Une intelligence artificielle pour prédire les interactions médicamenteuses dangereuses

Publié le par Alexandra Bresson

Les patients prenant plusieurs médicaments en même temps sont plus susceptibles d'être exposés à des effets secondaires, souvent découverts par accident. C'est pour éviter ces interactions dangereuses en amont que des chercheurs américains ont conçu un logiciel capable de prédire ce risque.

Lorsqu'il s'agit de prendre des médicaments, il est connu que l'association avec l'alcool est fortement contre-indiquée. Mais il existe aussi un risque d'interaction dangereuse entre deux traitements différents : une situation qui peut provoquer ou majorer des effets indésirables ou entraîner, par réduction de l'activité, une moindre efficacité des molécules. « Pour ces raisons, il est important de signaler les médicaments que l’on prend à son médecin, son pharmacien et son dentiste. Cette précaution vaut également pour les pilules contraceptives, qui sont des médicaments et dont l’efficacité peut être réduite par certains traitements », précise notamment la revue spécialisée Vidal.
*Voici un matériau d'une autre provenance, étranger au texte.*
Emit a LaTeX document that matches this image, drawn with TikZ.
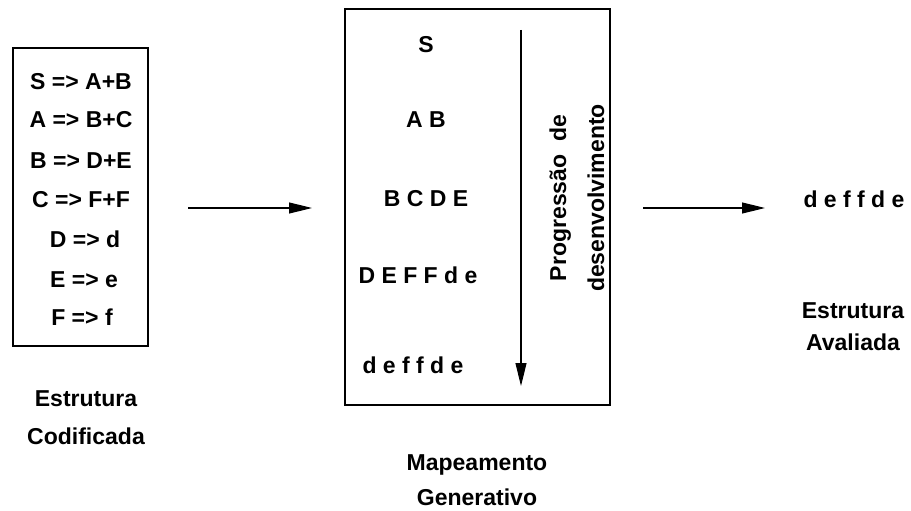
\documentclass[tikz,border=0pt]{standalone}
\usepackage{fontspec}
\setmainfont{Liberation Sans}
\usetikzlibrary{arrows.meta}
\begin{document}
\begin{tikzpicture}[x=1pt,y=-1pt,
  txt/.style={font=\fontsize{23}{27}\selectfont\bfseries, inner sep=0pt, anchor=base},
  box/.style={draw, line width=1.2pt},
  arr/.style={line width=1.1pt, -{Triangle[length=23pt,width=11pt]}}]
\useasboundingbox (0,0) rectangle (911,511);
% left box
\node[box, minimum width=135pt, minimum height=298pt, inner sep=0pt] (lbox) at (80.5,197) {};
\node[txt] (r1) at (81,89) {S => A+B};
\node[txt] (r2) at (81,128) {A => B+C};
\node[txt] (r3) at (81,168) {B => D+E};
\node[txt] (r4) at (81,207) {C => F+F};
\node[txt] (r5) at (85,247) {D => d};
\node[txt] (r6) at (84,287) {E => e};
\node[txt] (r7) at (82,325) {F => f};
\node[txt] (l1) at (86,406) {Estrutura};
\node[txt] (l2) at (86,444) {Codificada};
% middle box
\node[box, minimum width=265pt, minimum height=396pt, inner sep=0pt] (mbox) at (477.5,207) {};
\node[txt] (m1) at (426,53) {S};
\node[txt] (m2) at (426,128) {A B};
\node[txt] (m3) at (426,206) {B C D E};
\node[txt] (m4) at (418,283) {D E F F d e};
\node[txt] (m5) at (413,373) {d e f f d e};
\coordinate (vs) at (521,30);
\coordinate (ve) at (521,386);
\draw[arr] (vs) -- (ve);
\node[font=\fontsize{23}{38}\selectfont\bfseries, align=center, rotate=90, inner sep=0pt] (prog) at (577,198) {Progressão\ \ de\\desenvolvimento};
\node[txt] (m6) at (477,470) {Mapeamento};
\node[txt] (m7) at (477,505) {Generativo};
% arrows
\coordinate (a1s) at (188,208);
\coordinate (a1e) at (312,208);
\draw[arr] (a1s) -- (a1e);
\coordinate (a2s) at (643,208);
\coordinate (a2e) at (765,208);
\draw[arr] (a2s) -- (a2e);
% right
\node[txt] (o1) at (854,207) {d e f f d e};
\node[txt] (o2) at (853,318) {Estrutura};
\node[txt] (o3) at (853,350) {Avaliada};
\end{tikzpicture}
\end{document}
C'est pour mieux aider les systèmes de santé dans ce domaine que des chercheurs de Stanford ont élaboré un logiciel pour prédire, et non simplement repérer, les effets secondaires potentiels des combinaisons de médicaments. Ce système, appelé Decagon, pourrait aider les médecins à prendre des décisions sur les médicaments à prescrire mais aussi aider les chercheurs à trouver de meilleures combinaisons de médicaments pour traiter des maladies complexes. Une découverte qui a son importance selon eux, étant donné que les personnes tendent à vivre plus longtemps, à recevoir des traitements pour plus d’une maladie à la fois et à avoir accès à toujours plus d’options thérapeutiques.
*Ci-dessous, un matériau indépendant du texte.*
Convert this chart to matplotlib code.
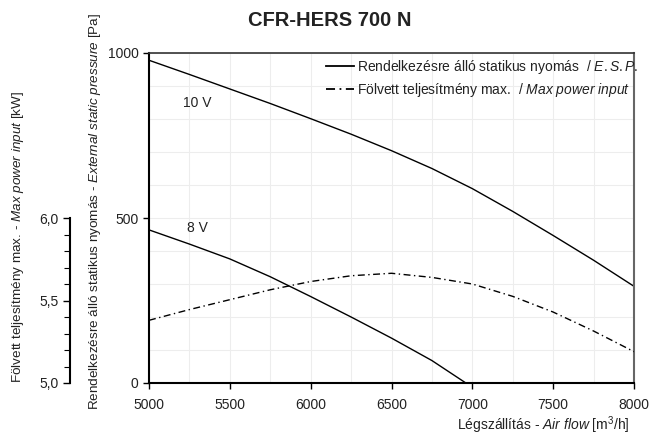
import matplotlib
matplotlib.use("Agg")
import matplotlib.pyplot as plt
from matplotlib.ticker import MultipleLocator, FixedLocator, FuncFormatter
from matplotlib.lines import Line2D

plt.rcParams['font.family'] = ['Liberation Sans', 'DejaVu Sans']
plt.rcParams['mathtext.fontset'] = 'custom'
plt.rcParams['mathtext.rm'] = 'Liberation Sans'
plt.rcParams['mathtext.it'] = 'Liberation Sans:italic'

# air flow [m3/h] / external static pressure [Pa]
flow_10v = [5000, 5250, 5500, 5750, 6000, 6250, 6500, 6750, 7000, 7250, 7500, 7750, 8000]
esp_10v = [978, 935, 891, 847, 801, 754, 704, 650, 589, 520, 447, 372, 293]

flow_8v = [5000, 5250, 5500, 5750, 6000, 6250, 6500, 6750, 6960]
esp_8v = [464, 421, 376, 322, 262, 200, 136, 68, 0]

# max power input [kW]
flow_pw = [5000, 5250, 5500, 5750, 6000, 6250, 6500, 6750, 7000, 7250, 7500, 7750, 8000]
power_kw = [5.38, 5.445, 5.505, 5.565, 5.615, 5.65, 5.665, 5.64, 5.60, 5.525, 5.43, 5.315, 5.19]

x_ticks = [5000, 5500, 6000, 6500, 7000, 7500, 8000]
y_ticks = [0, 500, 1000]
kw_ticks = [5.0, 5.5, 6.0]
kw_minor = [5.1, 5.2, 5.3, 5.4, 5.6, 5.7, 5.8, 5.9]

dashdot = (0, (5, 2.5, 1, 2.5))
txt = '#222222'


def main():
    fig = plt.figure(figsize=(6.51, 4.38), dpi=100)
    ax = fig.add_axes([149 / 651, 1 - 383 / 438, 485 / 651, 330 / 438])

    ax.plot(flow_10v, esp_10v, color='black', lw=1.0)
    ax.plot(flow_8v, esp_8v, color='black', lw=1.0)

    ax.set_xlim(5000, 8000)
    ax.set_ylim(0, 1000)
    ax.set_xticks(x_ticks)
    ax.set_yticks(y_ticks)
    ax.xaxis.set_minor_locator(MultipleLocator(250))
    ax.yaxis.set_minor_locator(MultipleLocator(100))
    ax.grid(which='both', color='#ededed', lw=0.8)
    ax.set_axisbelow(True)
    ax.tick_params(which='minor', length=0)
    ax.tick_params(which='major', length=4, width=1, labelsize=10, labelcolor=txt)
    ax.tick_params(axis='x', pad=7)
    for s in ['left', 'bottom']:
        ax.spines[s].set_linewidth(1.5)
        ax.spines[s].set_color('black')
    ax.spines['top'].set_color('#333333')
    ax.spines['top'].set_linewidth(1.2)
    ax.spines['right'].set_color('#666666')
    ax.spines['right'].set_linewidth(1.5)

    ax.text(5300, 849, '10 V', fontsize=10, color=txt, ha='center', va='center')
    ax.text(5300, 471, '8 V', fontsize=10, color=txt, ha='center', va='center')

    # secondary axis for power input, drawn at the far left
    ax2 = ax.twinx()
    ax2.plot(flow_pw, power_kw, color='black', lw=1.0, linestyle=dashdot)
    ax2.set_xlim(5000, 8000)
    ax2.set_ylim(5.0, 7.0)
    ax2.yaxis.tick_left()
    for s in ['right', 'top', 'bottom']:
        ax2.spines[s].set_visible(False)
    ax2.spines['left'].set_visible(True)
    ax2.spines['left'].set_position(('outward', 79 * 0.72))
    ax2.spines['left'].set_bounds(5.0, 6.0)
    ax2.spines['left'].set_linewidth(1.5)
    ax2.set_yticks(kw_ticks)
    ax2.yaxis.set_minor_locator(FixedLocator(kw_minor))
    ax2.yaxis.set_major_formatter(FuncFormatter(lambda v, p: f'{v:.1f}'.replace('.', ',')))
    ax2.tick_params(which='major', length=5, width=1, labelsize=10, labelcolor=txt)
    ax2.tick_params(which='minor', length=4, width=0.8)

    handles = [Line2D([], [], color='black', lw=1.3),
               Line2D([], [], color='black', lw=1.3, linestyle=dashdot)]
    labels = [r'Rendelkezésre álló statikus nyomás  / $\mathit{E{.}S{.}P{.}}$',
              r'Fölvett teljesítmény max.  / $\mathit{Max\ power\ input}$']
    ax.legend(handles, labels, loc='upper left', bbox_to_anchor=(0.365, 0.985),
              frameon=False, fontsize=10, borderpad=0, borderaxespad=0,
              handlelength=2.0, handletextpad=0.2, labelspacing=0.35,
              labelcolor=txt)

    fig.text(330 / 651, 1 - 20 / 438, 'CFR-HERS 700 N', fontsize=14.5,
             fontweight='bold', color='#222222', ha='center', va='center')
    fig.text(95 / 651, 1 - 410 / 438,
             r'Rendelkezésre álló statikus nyomás - $\mathit{External\ static\ pressure}$ [Pa]',
             rotation=90, ha='center', va='bottom', fontsize=9.7, color=txt)
    fig.text(18 / 651, 1 - 383 / 438,
             r'Fölvett teljesítmény max. - $\mathit{Max\ power\ input}$ [kW]',
             rotation=90, ha='center', va='bottom', fontsize=9.7, color=txt)
    fig.text(630 / 651, 1 - 425 / 438,
             r'Légszállítás - $\mathit{Air\ flow}$ [m$^3$/h]',
             ha='right', va='center', fontsize=10, color=txt)

    fig.savefig('out.png', dpi=100)


if __name__ == "__main__":
    main()
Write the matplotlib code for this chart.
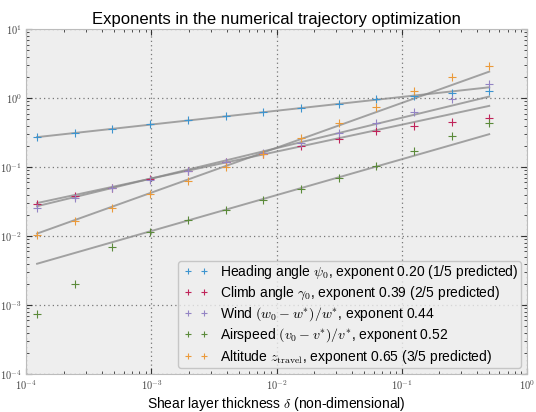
import numpy as np
import matplotlib
matplotlib.use("Agg")
import matplotlib.pyplot as plt
from matplotlib.ticker import FuncFormatter
from matplotlib.lines import Line2D
from matplotlib.legend_handler import HandlerLine2D

plt.rcParams['font.family'] = ['Liberation Sans', 'DejaVu Sans']
plt.rcParams['mathtext.fontset'] = 'cm'

# shear layer thickness values (delta = 2^-13 ... 2^-1)
delta = [1.22e-4, 2.44e-4, 4.88e-4, 9.77e-4, 1.95e-3, 3.91e-3, 7.81e-3,
         1.56e-2, 3.13e-2, 6.25e-2, 0.125, 0.25, 0.5]

heading = [0.278, 0.318, 0.363, 0.42, 0.48, 0.548, 0.627, 0.732, 0.837, 0.967, 1.08, 1.21, 1.29]
climb = [0.0288, 0.0384, 0.0507, 0.067, 0.0895, 0.118, 0.156, 0.201, 0.260, 0.333, 0.402, 0.459, 0.525]
wind = [0.0252, 0.0363, 0.0496, 0.0655, 0.0875, 0.117, 0.160, 0.223, 0.311, 0.434, 0.627, 0.978, 1.61]
airspeed = [7.5e-4, 2.04e-3, 6.9e-3, 0.0113, 0.0169, 0.0238, 0.0336, 0.048, 0.0693, 0.103, 0.172, 0.281, 0.444]
altitude = [0.0103, 0.0165, 0.0255, 0.0402, 0.0634, 0.1, 0.156, 0.269, 0.444, 0.757, 1.29, 2.01, 2.94]

# fitted power laws: exponent and fitted value at delta = 0.5
exponents = [0.20, 0.39, 0.44, 0.52, 0.65]
fit_at_half = [1.44, 0.774, 1.057, 0.301, 2.43]

labels = [
    r"Heading angle $\psi_0$, exponent 0.20 (1/5 predicted)",
    r"Climb angle $\gamma_0$, exponent 0.39 (2/5 predicted)",
    r"Wind $(w_0-w^{*})/w^{*}$, exponent 0.44",
    r"Airspeed $(v_0-v^{*})/v^{*}$, exponent 0.52",
    r"Altitude $z_{\mathrm{travel}}$, exponent 0.65 (3/5 predicted)",
]
colors = ['#3d94cf', '#c0245a', '#9384c4', '#5b8a3a', '#eb9a3a']
series = [heading, climb, wind, airspeed, altitude]

fig = plt.figure(figsize=(5.36, 4.12), dpi=100)
ax = fig.add_axes([0.049, 0.092, 0.934, 0.837])
ax.set_facecolor('#eeeeee')

d = np.array(delta)
for ys, c, lab in zip(series, colors, labels):
    ax.plot(delta, ys, '+', color=c, ms=5.5, mew=0.8, label=lab, zorder=3)
for p, f in zip(exponents, fit_at_half):
    ax.plot(d, f * (d / 0.5) ** p, '-', color='#888888', alpha=0.75, lw=1.4, zorder=2)

ax.set_xscale('log')
ax.set_yscale('log')
ax.set_xlim(1e-4, 1)
ax.set_ylim(1e-4, 10)
fmt = FuncFormatter(lambda v, pos: r'$10^{%d}$' % int(round(np.log10(v))))
ax.xaxis.set_major_formatter(fmt)
ax.yaxis.set_major_formatter(fmt)
ax.grid(True, which='major', color='#777777', linestyle=(0, (1, 2.5)), linewidth=0.9)
ax.tick_params(which='both', direction='in', top=True, right=True, labelsize=7.5,
               colors='#333333', labelcolor='#444444')
ax.tick_params(which='major', length=4, pad=3)
ax.tick_params(which='minor', length=2)
for s in ax.spines.values():
    s.set_color('#bcbcbc')

ax.set_title("Exponents in the numerical trajectory optimization", fontsize=12, pad=4)
ax.set_xlabel(r"Shear layer thickness $\delta$ (non-dimensional)", fontsize=10, labelpad=2)

leg = ax.legend(loc='lower right', numpoints=2, fontsize=10, frameon=True,
                handlelength=2.3, handletextpad=0.6, borderpad=0.15, labelspacing=0.25,
                fancybox=True, borderaxespad=0.45, markerscale=0.85,
                handler_map={Line2D: HandlerLine2D(marker_pad=0.57)})
leg.get_frame().set_facecolor('#eeeeee')
leg.get_frame().set_edgecolor('#bcbcbc')

fig.savefig('out.png', dpi=100)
Impossible de connaître tous les effets secondaires

Sans compter qu'avec tous les médicaments actuellement sur le marché, « il est pratiquement impossible de tester un nouveau médicament en combinaison avec tous les autres car pour une molécule, il faudrait mener des milliers de tests », explique Marinka Zitnik, principale auteure de l'étude. Une fois disponible pour les médecins sous une forme plus conviviale, cette intelligence artificielle laisserait donc moins de place au hasard dans ce domaine. Par exemple, « pour 5.000 médicaments sur le marché, il y a environ 1.000 effets secondaires connus mais cela représente près de 125 milliards d'effets secondaires possibles entre toutes les paires possibles de médicaments », selon les chercheurs.
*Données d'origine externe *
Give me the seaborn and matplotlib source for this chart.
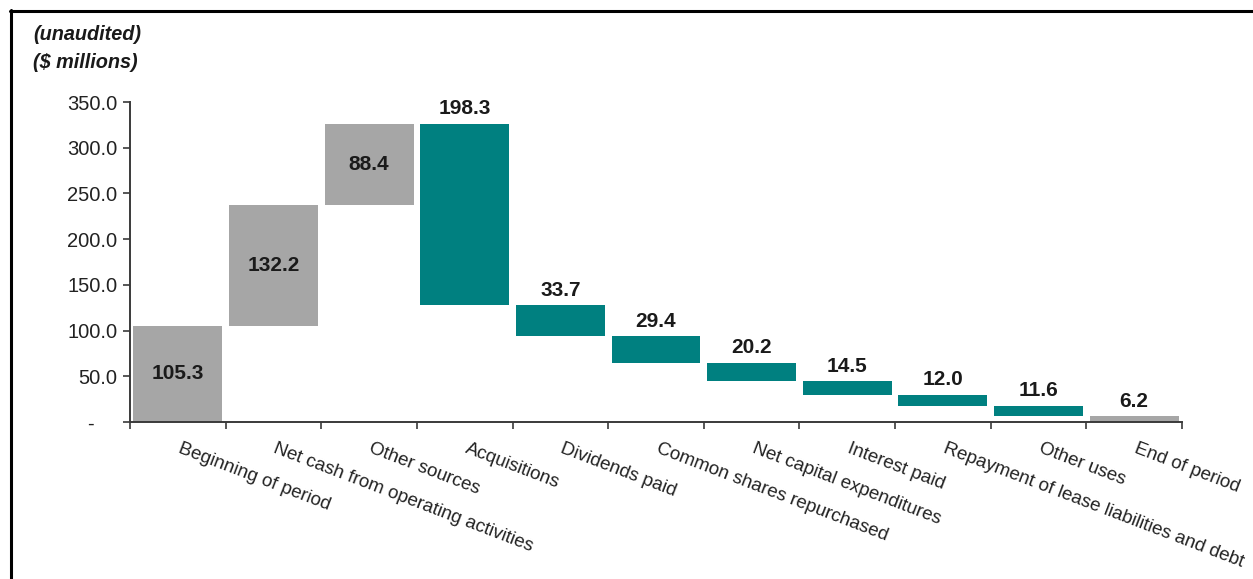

Ces derniers ont réalisé qu'ils pouvaient apporter une réponse à cette problématique en étudiant comment les médicaments affectent les cellules du corps humain. Ils ont créé une base de donnée décrivant comment les plus de 19.000 protéines du corps interagissent entre elles et commentdifférents médicaments affectent ces protéines. Ils ont ensuite utilisé les plus de quatre millions d'associations connues entre les médicaments et leurs effets secondaires pour concevoir une méthode qui identifie comment ces derniers se produisent en fonction dont les médicaments ciblent différentes protéines. Une méthode permettant aussi de prédire les conséquences inédites de la prise simultanée de médicaments.

Des prédictions qui font écho aux découvertes scientifiques

Pour savoir si les prédictions du logiciel Decagon étaient véridiques, les chercheurs ont testé plusieurs cas de prescriptions médicamenteuses. Par exemple, peu de document ont déjà recensé une interaction dangereuse liée à une prise simultanée d'atorvastatine, un médicament contre le cholestérol, et de l'amlodipine, un médicament contre la pression artérielle. Celle-ci peut pourtant entraîner une grave inflammation musculaire, comme l'avait indiquée une seule étude de cas datant de 2017. Grâce à cette méthode d'algorithme, les chercheurs ont aussi constaté que sur dix effets secondaires prédits, cinq d'entre eux ont été récemment évoqués dans la littérature scientifique.

Ainsi, toutes les prédictions du logiciel ne se réalisent pas forcément mais l'étude indique que celui-ci est prometteur pour faire office d'outil dédié aux professionnels de santé. « Il était surprenant de constater que les interactions entre différentes protéines puissent aussi bien expliquer les effets secondaires », ajoutent les chercheurs. À l'heure actuelle, Decagon ne considère que les effets secondaires associés à des paires de médicaments mais ses concepteurs espèrent qu'il pourra faire avec des données plus complexes. « Aujourd'hui, les effets secondaires des médicaments sont découverts surtout par accident, notre approche a le potentiel de conduire à des soins plus efficaces et plus sûrs », concluent-ils.